* [Given information]
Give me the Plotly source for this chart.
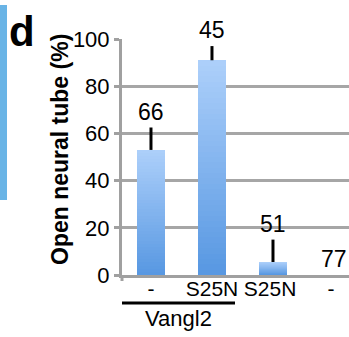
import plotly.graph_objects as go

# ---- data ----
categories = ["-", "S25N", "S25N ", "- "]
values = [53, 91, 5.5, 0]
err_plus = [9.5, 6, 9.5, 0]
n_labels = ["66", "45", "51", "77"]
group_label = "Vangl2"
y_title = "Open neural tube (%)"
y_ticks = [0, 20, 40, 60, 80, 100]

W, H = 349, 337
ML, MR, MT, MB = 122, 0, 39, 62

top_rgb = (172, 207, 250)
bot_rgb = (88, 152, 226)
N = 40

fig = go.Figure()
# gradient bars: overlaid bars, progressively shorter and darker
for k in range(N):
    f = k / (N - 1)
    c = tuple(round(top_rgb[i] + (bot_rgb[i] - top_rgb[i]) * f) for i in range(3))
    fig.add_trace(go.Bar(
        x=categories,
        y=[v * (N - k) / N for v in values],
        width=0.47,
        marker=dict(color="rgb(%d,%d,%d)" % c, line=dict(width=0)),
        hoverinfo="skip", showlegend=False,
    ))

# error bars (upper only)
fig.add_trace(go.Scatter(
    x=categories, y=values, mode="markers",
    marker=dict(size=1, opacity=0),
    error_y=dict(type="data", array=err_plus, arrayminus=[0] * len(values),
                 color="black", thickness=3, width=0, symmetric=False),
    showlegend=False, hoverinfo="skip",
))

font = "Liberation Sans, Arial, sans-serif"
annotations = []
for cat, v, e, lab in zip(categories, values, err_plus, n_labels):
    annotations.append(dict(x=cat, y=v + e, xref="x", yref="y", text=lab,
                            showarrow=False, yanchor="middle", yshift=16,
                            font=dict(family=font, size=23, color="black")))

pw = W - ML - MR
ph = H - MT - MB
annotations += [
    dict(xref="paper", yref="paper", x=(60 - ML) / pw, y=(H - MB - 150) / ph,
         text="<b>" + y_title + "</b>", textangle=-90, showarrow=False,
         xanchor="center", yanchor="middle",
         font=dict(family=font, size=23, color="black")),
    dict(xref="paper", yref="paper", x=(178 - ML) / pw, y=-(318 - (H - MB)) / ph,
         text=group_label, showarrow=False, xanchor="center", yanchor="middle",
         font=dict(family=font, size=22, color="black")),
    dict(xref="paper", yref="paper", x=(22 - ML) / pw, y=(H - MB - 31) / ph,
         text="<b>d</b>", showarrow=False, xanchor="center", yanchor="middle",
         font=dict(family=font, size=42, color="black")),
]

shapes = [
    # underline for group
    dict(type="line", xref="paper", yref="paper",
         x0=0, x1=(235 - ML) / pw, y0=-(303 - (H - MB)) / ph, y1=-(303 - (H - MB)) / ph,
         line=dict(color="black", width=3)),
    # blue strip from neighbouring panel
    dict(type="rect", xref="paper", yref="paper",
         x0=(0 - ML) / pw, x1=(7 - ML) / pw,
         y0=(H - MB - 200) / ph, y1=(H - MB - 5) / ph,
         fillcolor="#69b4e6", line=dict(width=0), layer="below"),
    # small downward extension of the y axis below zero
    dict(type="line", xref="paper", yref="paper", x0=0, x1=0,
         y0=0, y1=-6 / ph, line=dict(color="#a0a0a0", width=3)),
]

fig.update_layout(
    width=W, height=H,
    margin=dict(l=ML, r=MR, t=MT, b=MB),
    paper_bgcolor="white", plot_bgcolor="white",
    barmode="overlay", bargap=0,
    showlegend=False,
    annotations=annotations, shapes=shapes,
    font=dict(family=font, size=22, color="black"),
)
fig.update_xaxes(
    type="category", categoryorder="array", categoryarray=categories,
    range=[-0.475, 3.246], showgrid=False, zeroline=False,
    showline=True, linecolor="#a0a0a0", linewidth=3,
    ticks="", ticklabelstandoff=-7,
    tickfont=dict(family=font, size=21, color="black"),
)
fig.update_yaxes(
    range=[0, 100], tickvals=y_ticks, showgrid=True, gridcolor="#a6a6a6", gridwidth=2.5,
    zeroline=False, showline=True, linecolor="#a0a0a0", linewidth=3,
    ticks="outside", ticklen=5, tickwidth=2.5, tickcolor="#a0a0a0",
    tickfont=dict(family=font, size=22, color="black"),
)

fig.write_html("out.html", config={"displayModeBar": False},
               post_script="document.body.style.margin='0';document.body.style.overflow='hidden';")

* [Exercise aim] Leave out the pictures and transcribe everything else exactly.

* [Task output]
Give me the Plotly source for this chart.
import plotly.graph_objects as go

# ---- data ----
categories = ["-", "S25N", "S25N ", "- "]
values = [53, 91, 5.5, 0]
err_plus = [9.5, 6, 9.5, 0]
n_labels = ["66", "45", "51", "77"]
group_label = "Vangl2"
y_title = "Open neural tube (%)"
y_ticks = [0, 20, 40, 60, 80, 100]

W, H = 349, 337
ML, MR, MT, MB = 122, 0, 39, 62

top_rgb = (172, 207, 250)
bot_rgb = (88, 152, 226)
N = 40

fig = go.Figure()
# gradient bars: overlaid bars, progressively shorter and darker
for k in range(N):
    f = k / (N - 1)
    c = tuple(round(top_rgb[i] + (bot_rgb[i] - top_rgb[i]) * f) for i in range(3))
    fig.add_trace(go.Bar(
        x=categories,
        y=[v * (N - k) / N for v in values],
        width=0.47,
        marker=dict(color="rgb(%d,%d,%d)" % c, line=dict(width=0)),
        hoverinfo="skip", showlegend=False,
    ))

# error bars (upper only)
fig.add_trace(go.Scatter(
    x=categories, y=values, mode="markers",
    marker=dict(size=1, opacity=0),
    error_y=dict(type="data", array=err_plus, arrayminus=[0] * len(values),
                 color="black", thickness=3, width=0, symmetric=False),
    showlegend=False, hoverinfo="skip",
))

font = "Liberation Sans, Arial, sans-serif"
annotations = []
for cat, v, e, lab in zip(categories, values, err_plus, n_labels):
    annotations.append(dict(x=cat, y=v + e, xref="x", yref="y", text=lab,
                            showarrow=False, yanchor="middle", yshift=16,
                            font=dict(family=font, size=23, color="black")))

pw = W - ML - MR
ph = H - MT - MB
annotations += [
    dict(xref="paper", yref="paper", x=(60 - ML) / pw, y=(H - MB - 150) / ph,
         text="<b>" + y_title + "</b>", textangle=-90, showarrow=False,
         xanchor="center", yanchor="middle",
         font=dict(family=font, size=23, color="black")),
    dict(xref="paper", yref="paper", x=(178 - ML) / pw, y=-(318 - (H - MB)) / ph,
         text=group_label, showarrow=False, xanchor="center", yanchor="middle",
         font=dict(family=font, size=22, color="black")),
    dict(xref="paper", yref="paper", x=(22 - ML) / pw, y=(H - MB - 31) / ph,
         text="<b>d</b>", showarrow=False, xanchor="center", yanchor="middle",
         font=dict(family=font, size=42, color="black")),
]

shapes = [
    # underline for group
    dict(type="line", xref="paper", yref="paper",
         x0=0, x1=(235 - ML) / pw, y0=-(303 - (H - MB)) / ph, y1=-(303 - (H - MB)) / ph,
         line=dict(color="black", width=3)),
    # blue strip from neighbouring panel
    dict(type="rect", xref="paper", yref="paper",
         x0=(0 - ML) / pw, x1=(7 - ML) / pw,
         y0=(H - MB - 200) / ph, y1=(H - MB - 5) / ph,
         fillcolor="#69b4e6", line=dict(width=0), layer="below"),
    # small downward extension of the y axis below zero
    dict(type="line", xref="paper", yref="paper", x0=0, x1=0,
         y0=0, y1=-6 / ph, line=dict(color="#a0a0a0", width=3)),
]

fig.update_layout(
    width=W, height=H,
    margin=dict(l=ML, r=MR, t=MT, b=MB),
    paper_bgcolor="white", plot_bgcolor="white",
    barmode="overlay", bargap=0,
    showlegend=False,
    annotations=annotations, shapes=shapes,
    font=dict(family=font, size=22, color="black"),
)
fig.update_xaxes(
    type="category", categoryorder="array", categoryarray=categories,
    range=[-0.475, 3.246], showgrid=False, zeroline=False,
    showline=True, linecolor="#a0a0a0", linewidth=3,
    ticks="", ticklabelstandoff=-7,
    tickfont=dict(family=font, size=21, color="black"),
)
fig.update_yaxes(
    range=[0, 100], tickvals=y_ticks, showgrid=True, gridcolor="#a6a6a6", gridwidth=2.5,
    zeroline=False, showline=True, linecolor="#a0a0a0", linewidth=3,
    ticks="outside", ticklen=5, tickwidth=2.5, tickcolor="#a0a0a0",
    tickfont=dict(family=font, size=22, color="black"),
)

fig.write_html("out.html", config={"displayModeBar": False},
               post_script="document.body.style.margin='0';document.body.style.overflow='hidden';")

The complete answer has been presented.